On l’a vu, la clientèle finale sera plus exigeante en termes de qualité et de confort dans l’habitat. C’est dans cette volonté de mieux vivre que réside probablement la future locomotive du marché du Bâtiment. Alain Maugard ne s’y trompe pas : « Il faut entendre aussi par environnement le confort des usagers. Dans ce domaine, les gens vont réclamer des salles de bains améliorées, de l’aération confortable… Ils vont vouloir dans leur logement, la même sophistication du confort qu’ils connaissent dans leur voiture ». Et cette sophistication concernera en premier lieu la gestion énergétique des bâtiments et notamment les systèmes d’isolation acoustique et thermique. « Dans ce domaine, je prédis que vont se développer des isolants de plus en plus performants, comme les fenêtres à triple vitrage, les chauffe-eau solaires, etc. Les bâtiments vont évoluer en matière de production et de consommation d’énergie », avance le président du CSTB.
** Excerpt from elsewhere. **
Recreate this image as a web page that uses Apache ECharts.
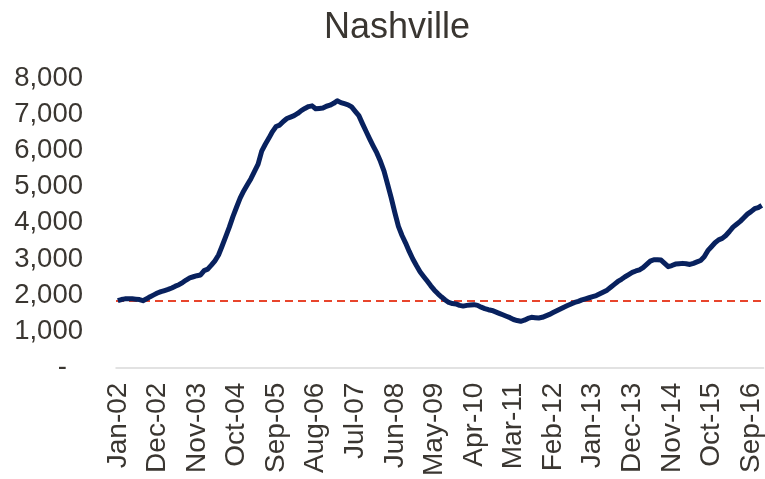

Ce mouvement pourrait, en passant, favoriser une montée en puissance des filières sèches puisqu’il est plus facile de monter une isolation renforcée à partir du bois ou de l’acier. Dans cette optique, le mur pourrait passer de la fonction de structure portante à une fonction d’immense isolant rigidifié. Malgré tout, cette tendance en faveur de la filière sèche, si elle se confirme, ne signifiera pas la fin de la filière classique (type béton) ; à condition que celle-ci se mette à l’isolation par l’extérieur, en concevant de véritables murs-manteaux.
En attendant, Laurent Bourguignon partage l’avis d’Alain Maugard : « Le mouvement est à une plus grande exigence en qualité de vie et d’adaptation de l’habitat à nos modes de vie. Cela fait partie des aspirations sociales, et nous savons que toute aspiration se traduit par un marché ». Autrement dit, l’écologie du Bâtiment reviendra à intégrer la maison à son environnement en l’adaptant aux besoins, particuliers, de ses habitants. Dans cette optique, Laurent Bourguignon prévient : « A un moment donné, il faudra que les marques arrivent à raccorder une vision client à une technique. Les industriels devront se faire les interprètes entre le besoin client et la capacité technique, tout en sachant qu’au milieu se positionnent le négociant et l’artisan ».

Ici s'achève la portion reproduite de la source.